In the News section it is announced that 120,000 tickets have already been announced for the final show of the ‘Magic’ tour this coming Saturday, the 9th August at Knebworth Park. The biggest rock event since Bob Dylan played Blackbush ten years previous. British Rail have put on a special service from London to Stevenage, with shuttle bus, the dears. Support comes from Belouis Some (remember “Some People”?), Status Quo and Big Country. It would be the last time ever that Mercury would perform live.



Don Van Vliet’s  last record release was ’82’s “Ice Cream For Crow” and in the intervening four years had seen the former Captain Beefheart take what proved to be a permanent hiatus from the music scene to return to the canvas full-time. In an interview with Kristine McKenna, here are some interesting insights from a unique mind:

“There aren’t too many men in this world. Too many of them believe in that Greek stuff, that Adonis crap. A nude man is not very interesting believe me, I’m a man and I’ve been nude and seen what I look like, and it doesn’t look anything like a dolphin, which is a beautiful thing. Women spend most of their lives babysitting little boys- I’m a man so I know this is true.  Woman is the superior sex, indubitably. What makes them superior is the fact that they have to have a man. I have enough woman in me to know these things, and yet I’m not gay. I don’t dig rockets that are made out of flesh.”

“Elizabeth Taylor once said that a little success is the best deodorant. She’s pretty cool.”

“I’m definitely finished with the rock star scene…..The entire process was torture. I must admit though I do love music- I suppose that’s kind of corny of me. But, really music is just amazing. Unfortunately, they’ve slaughtered it as far as I can see, and it seems like it’s getting worse. All the dead people are great though, and hearing cats howl is pretty wonderful too. Now there’s the sound of the lovers.”

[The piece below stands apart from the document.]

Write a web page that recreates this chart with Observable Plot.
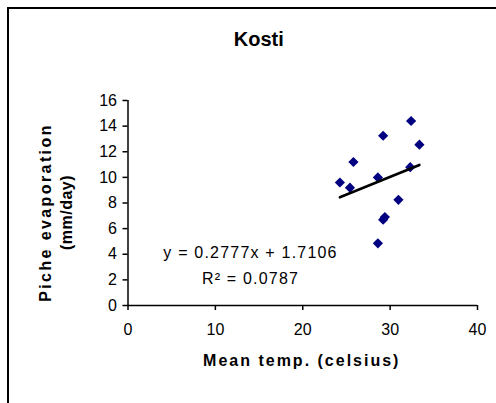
<!DOCTYPE html>
<html>
<head>
<meta charset="utf-8">
<script src="https://cdn.jsdelivr.net/npm/d3@7"></script>
<script src="https://cdn.jsdelivr.net/npm/@observablehq/plot@0.6"></script>
<style>
  html, body { margin: 0; padding: 0; background: #fff; overflow: hidden; width: 496px; height: 403px; }
  #wrap { position: relative; width: 496px; height: 403px; overflow: hidden; }
  #border { position: absolute; left: 7px; top: 7px; width: 800px; height: 800px; border: 2px solid #000; pointer-events: none; }
  #chart { position: absolute; left: 0; top: 0; }
</style>
</head>
<body>
<div id="wrap"><div id="chart"></div><div id="border"></div></div>
<script>
// Data
const title = "Kosti";
const xLabel = "Mean temp. (celsius)";
const yLabelLines = ["Piche evaporation", "(mm/day)"];
const meanTemp = [24.25, 25.4, 25.8, 28.6, 29.2, 32.4, 33.35, 32.3, 30.95, 29.2, 29.4, 28.6];
const picheEvap = [9.6, 9.2, 11.2, 10.0, 13.25, 14.4, 12.55, 10.8, 8.25, 6.7, 6.9, 4.85];
const xTicks = [0, 10, 20, 30, 40];
const yTicks = [0, 2, 4, 6, 8, 10, 12, 14, 16];
const slope = 0.2777;
const intercept = 1.7106;
const equationText = "y = 0.2777x + 1.7106";
const r2Text = "R\u00B2 = 0.0787";

const points = meanTemp.map((t, i) => ({t, e: picheEvap[i]}));
const xMin = d3.min(meanTemp), xMax = d3.max(meanTemp);
const trend = [xMin, xMax].map(t => ({t, e: slope * t + intercept}));

const plot = Plot.plot({
  width: 496,
  height: 403,
  marginLeft: 127.5,
  marginRight: 19,
  marginTop: 100,
  marginBottom: 98,
  style: {fontFamily: "'Liberation Sans', Arial, sans-serif", fontSize: "16px", color: "#000", background: "#fff"},
  x: {domain: [0, 40]},
  y: {domain: [0, 16]},
  marks: [
    Plot.axisX(xTicks, {tickSize: 5, tickPadding: 13, strokeWidth: 1.5, label: null, fontSize: 16}),
    Plot.axisY(yTicks, {tickSize: 5, tickPadding: 6, strokeWidth: 1.5, label: null, fontSize: 16}),
    Plot.ruleY([0], {stroke: "#000", strokeWidth: 1.5}),
    Plot.ruleX([0], {stroke: "#000", strokeWidth: 1.5}),
    Plot.dot(points, {x: "t", y: "e", symbol: "diamond2", r: 4.6, fill: "#000080", stroke: "none"}),
    Plot.line(trend, {x: "t", y: "e", stroke: "#000", strokeWidth: 2.6}),
    Plot.text([title], {frameAnchor: "top", dx: -44, dy: -55, textAnchor: "middle", lineAnchor: "bottom", fontSize: 20, fontWeight: "bold"}),
    Plot.text([xLabel], {frameAnchor: "bottom", dx: -1, dy: 60, textAnchor: "middle", lineAnchor: "bottom", fontSize: 16, fontWeight: "bold"}),
    Plot.text([yLabelLines[0]], {frameAnchor: "left", dx: -77.5, dy: 9.5, rotate: -90, textAnchor: "middle", lineAnchor: "bottom", fontSize: 16, fontWeight: "bold"}),
    Plot.text([yLabelLines[1]], {frameAnchor: "left", dx: -56.5, dy: 9.5, rotate: -90, textAnchor: "middle", lineAnchor: "bottom", fontSize: 16, fontWeight: "bold"}),
    Plot.text([equationText + "\n" + r2Text], {frameAnchor: "bottom-left", dx: 122.5, dy: -22, lineAnchor: "bottom", textAnchor: "middle", lineHeight: 1.625, fontSize: 16})
  ]
});

document.getElementById("chart").appendChild(plot);
const svg = d3.select(plot);
const spacing = (match, value) =>
  svg.selectAll("text").filter(function() { return this.textContent === match; }).style("letter-spacing", value);
spacing(xLabel, "2px");
spacing(yLabelLines[0], "2.4px");
spacing(yLabelLines[1], "0.5px");
spacing(equationText + r2Text, "1.2px");
</script>
</body>
</html>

Here’s him gate-crashing the video age from that final album. MTV thought is was “too weird” for broadcast.


In Other News…..

The Smiths hire Derek Jarman to direct The Queen Is Dead videos, Run DMC come to the UK next month,  Anita Dobson single release and Nick Drake retrospective on the same page!, interviews with Icicle Works, The Bible, crime writer P.D. James, Gwen (“Ain’t Nothin’ Going On But The Rent”) Guthrie, avant-garde composer Steve Reich, LP reviews for Keith Leblanc, Laibach, David Lee-Roth, caught live- the return of Elvis Costello and The Attractions after two year split, Stan Ridgeway, Youssou N’Dour, the Montreux Jazz Festival, The Damned.


The Charts


UK No. 1 Single: Lady In Red by Chris De Burgh

Moving on very quickly indeed from the insipid top-seller, I was going to stop off at this week’s No. 21- Happy Hour by The Housemartins with is very ace, with its fun clay-mation video, however, the new entry at No. 39 deserves  more exposure, albeit 28 years too late. Criminally only reaching 28 in the UK (but 5 in the U.S.), this is a glorious song, I loved it then and I love it now. Daryl Hall (of Hall and Oates) – Dreamtime. Great co-production by Dave Stewart of Eurythmics.